We had to cross Gadsar river and climb over the mountains on the other side. Thanks to a glacier bridge, river crossing was done in a jiffy. It was then walking along the shoulder of the mountain.

It would have been a daunting task to walk on these mountains if it was raining. With deep valley on one side and narrow path would make walking challenging and dangerous. But with great weather, it was a perfect heaven.

We found a flock of Himalayan griffon feasting on a dead animal.

There is an Army check post high up these mountains.

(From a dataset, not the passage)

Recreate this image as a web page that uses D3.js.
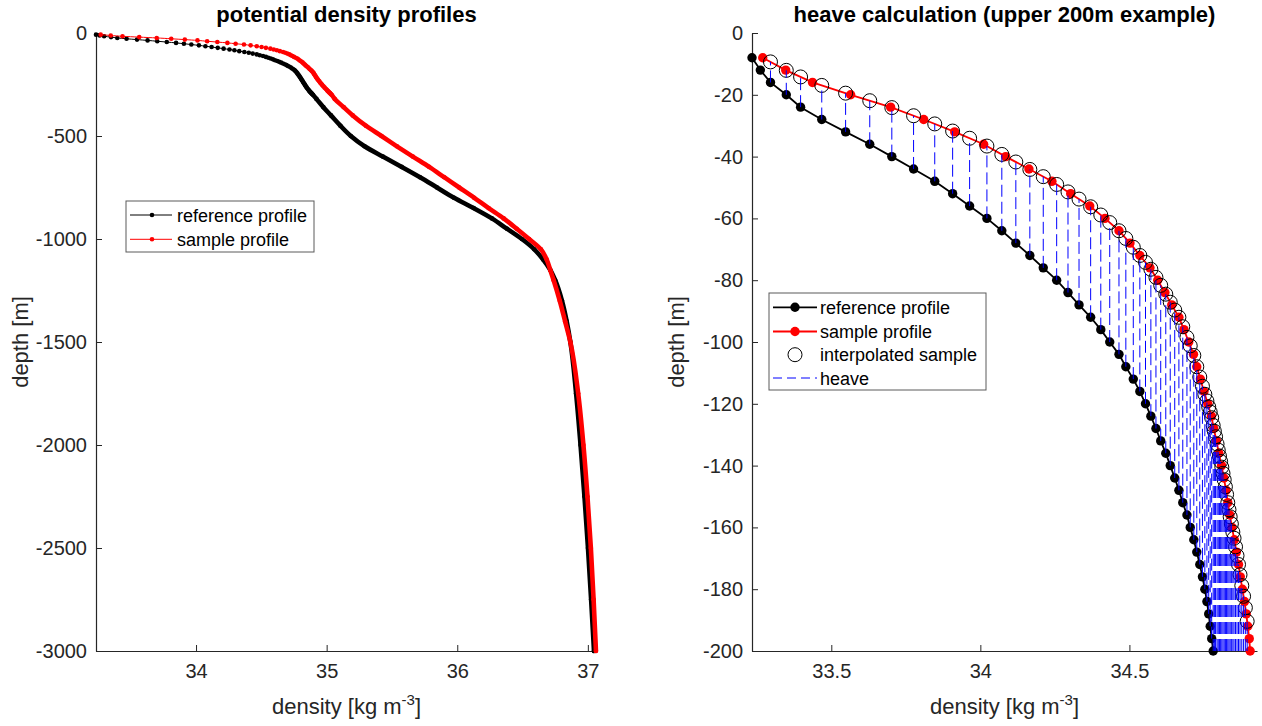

After climbing for an hour and a half, we reached a huge meadow. The beauty again cannot be explained but only be experienced.

Beautiful landscapes.

At the meadow was Rasbal, a hot water spring. It was flowing into the tunnel. Locals say it exits 200km away but I doubt it!!

At the end of the meadow was an Army camp. They were overjoyed to see us and welcomed us with hot water and chocolates. Being a remote area, they rarely see outsiders. We rested at their camp while our Ids were checked and verified.

After Army camp was Satsar Lake. As the name suggests it is a group of seven lakes. But depending on the season, we can only see 3-4 lakes.

Here is the second Satsar Lake.

And the third one. 

The progress was slow as the path was rocky. The camp site was just after the last Satsar Lake. It was next to a stream surrounded by rocky mountains. Adjacent to these mountains were hills with pine trees. What a contrast!!